AEK Arena | “People just tell me ‘that’s Cyprus'”

AEK Larnaca 2-1 Apollon Limassol

📍 AEK Arena | Larnaca, CY
🏆 Cyta Protathlima
⚽ Cyprus (Tier 1)
📅 Sat 8 Jan 22 | 7.00pm
🎟️ €15 | Att: ?

Following an unplanned hiatus from live football (i.e. the blanket restriction of attendees at domestic Welsh matches, and the winter break in Cyprus), it’s been around a month since I last set foot inside an actual stadium.

That doesn’t quite match the absence that was imposed on us in 2020 and the first half of 2021, of course, but it still feels like a small lifetime, which is why I couldn’t refuse the offer of an Apollon Limassol away day to AEK Arena this weekend.

The AEK Arena: Sleek and Stylish

I’ve visited this small but modern and well-presented ground on several occasions, most prominently for Apollon’s Europa League qualifiers; with its 4-star UEFA rating, it is the only stadium in Cyprus – alongside the GSP in Nicosia – that is eligible to host international and continental matches (at least until the new Limassol Arena is opened for business next season).

Having last visited in 2018, though, today’s clash with Apollon – a top-of-the-table six-pointer, no less – seems like the perfect opportunity to “check in”.

AEK Arena in Larnaca.

Opened in 2016, the ground itself ticks a lot of desirable boxes; it’s certainly easy to reach by car and has ample parking – which is often a deal-breaker in Cyprus. It’s also purpose-built for its primary tenants (second tier ASIL have also played here in recent seasons), giving it a unique identity that can often be lacking in new builds. I’m reliably informed by my acquaintance that it offers the best stadium sandwich on the island, too, although I don’t partake on this occasion.

High Stakes

Those tenants are, of course, AEK, a club that was founded in 1994 as a merger between two of the city’s most historic clubs: EPA Larnaca and Pezoporikos. During this period, the Kitrinoprasinoi have won two domestic cups and played in the Europa League group stages, and have established themselves as a serious force in Cypriot football in recent years.

Apollon, meanwhile, have progressed steadily since I last reported on them in September, with German coach Alexander Zorniger building both a cult of personality and a high-pressing, all-action side.

Much of this buzz is built around the concept of the “crazy German”, a persona that the former Eintracht Frankfurt coach is seemingly happy to promote.
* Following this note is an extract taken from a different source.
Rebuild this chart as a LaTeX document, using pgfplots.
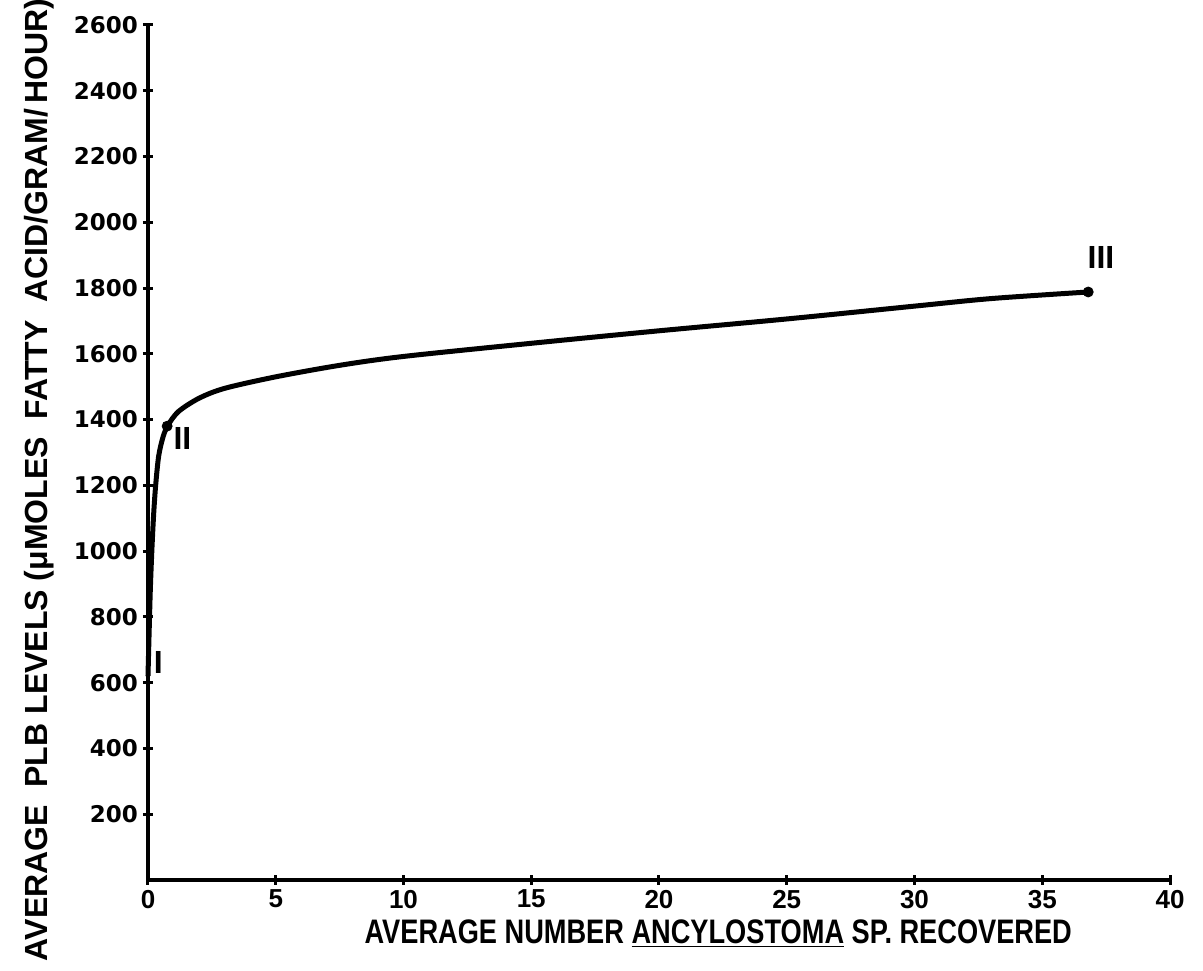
\documentclass[border=0pt]{standalone}
\usepackage{fontspec}
\setmainfont{Liberation Sans}
\newfontfamily\dvs{DejaVu Sans}
\usepackage{pgfplots}
\pgfplotsset{compat=1.18}
\newcommand{\tl}[1]{\bfseries\fontsize{13}{15}\selectfont #1}
\newcommand{\yl}[1]{\dvs\bfseries\fontsize{11.5}{13}\selectfont #1}
\begin{document}
\begin{tikzpicture}
\begin{axis}[
  scale only axis,
  width=511pt, height=427.5pt,
  xmin=0, xmax=40, ymin=0, ymax=2600,
  axis x line=bottom, axis y line=left,
  axis line style={-, line width=2pt},
  xtick={0,5,10,15,20,25,30,35,40},
  xticklabels={\tl{0},\tl{5},\tl{10},\tl{15},\tl{20},\tl{25},\tl{30},\tl{35},\tl{40}},
  ytick={200,400,600,800,1000,1200,1400,1600,1800,2000,2200,2400,2600},
  yticklabels={\yl{200},\yl{400},\yl{600},\yl{800},\yl{1000},\yl{1200},\yl{1400},\yl{1600},\yl{1800},\yl{2000},\yl{2200},\yl{2400},\yl{2600}},
  tick align=center, major tick length=5pt,
  tick style={line width=1.5pt, black},
  xticklabel style={yshift=1pt},
  yticklabel style={xshift=1pt},
  xlabel={\scalebox{0.8}[1]{AVERAGE NUMBER \underline{ANCYLOSTOMA} SP. RECOVERED}},
  xlabel style={at={(axis description cs:0.558,-0.063)}, anchor=center,
    font=\bfseries\fontsize{17}{19}\selectfont},
  ylabel={AVERAGE\ \ PLB LEVELS (μMOLES\ \ FATTY\ \ ACID/GRAM/\,HOUR)},
  ylabel style={at={(axis description cs:-0.106,0.468)}, anchor=center,
    font=\bfseries\fontsize{16}{18}\selectfont},
  clip=false,
]
\addplot[black, line width=2.5pt, smooth, tension=0.5] coordinates {
(0,620) (0.04,740) (0.09,880) (0.15,1000) (0.22,1110) (0.3,1200) (0.42,1290)
(0.6,1350) (0.8,1385) (1.2,1425) (2,1465) (3,1495) (5,1530) (7.5,1565)
(10,1592) (15,1632) (20,1670) (25,1706) (30,1745) (33,1768) (36.8,1788)
};
\addplot[only marks, mark=*, mark size=2.5pt, black] coordinates {(0.75,1380) (36.8,1788)};
\node[font=\bfseries\fontsize{16}{18}\selectfont] at (axis cs:0.4,660) {I};
\node[font=\bfseries\fontsize{16}{18}\selectfont] at (axis cs:1.35,1343) {II};
\node[font=\bfseries\fontsize{16}{18}\selectfont] at (axis cs:37.3,1894) {III};
\coordinate (bbA) at (rel axis cs:-0.1448,-0.1053);
\coordinate (bbB) at (rel axis cs:1.0323,1.0292);
\end{axis}
\pgfresetboundingbox
\path[use as bounding box] (bbA) rectangle (bbB);
\end{tikzpicture}
\end{document}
His press conferences often contain bizarre metaphors, blunt truths, and passionate pleas to supporters, but there is clearly a long-term strategy in place at the club, and an attempt to implement a very high-risk, high-reward way of playing.

AEK on a Roll

Due to a combination of COVID and injuries, the away side are forced to rejig this evening; second choice left-back Haitam Aleesami is pushed into central midfield, while young Georgian winger Revaz Injgia supports a clearly half-fit Rangelo Janga up top.

Despite this, they put in a spirited first-half performance in front of the capacity away end, although the game itself is settled in 11 crazy second-half minutes. Apollon academy graduate Danilo Spoljaric equalises in the 51st minute following Jose Romo’s awkward 49th minute opener, only to then balloon the ball into his own net on the hour, capping a rollercoaster evening for the promising young midfielder.

On balance, it’s a cruel blow; over the course of 90 minutes, there is very little between the two sides in what is ultimately a gritty, hot-tempered, stop-start grind.

It also means that, as the midway point of the season nears, a bankrolled Aris now surprisingly sit atop the table. With APOEL and reigning champions Omonoia Nicosia likely to be resurgent in the second half of the season, the domestic league is shaping up for a dramatic conclusion.

Apollon host Omonoia next weekend, while AEK travel to Nicosia to take on PAEEK.

Postscript: It was a successful season for both these clubs, with Apollon going on to win the title and AEK pipping APOEL to secure to the runners-up spot – and a first ever appearance in the Champions League.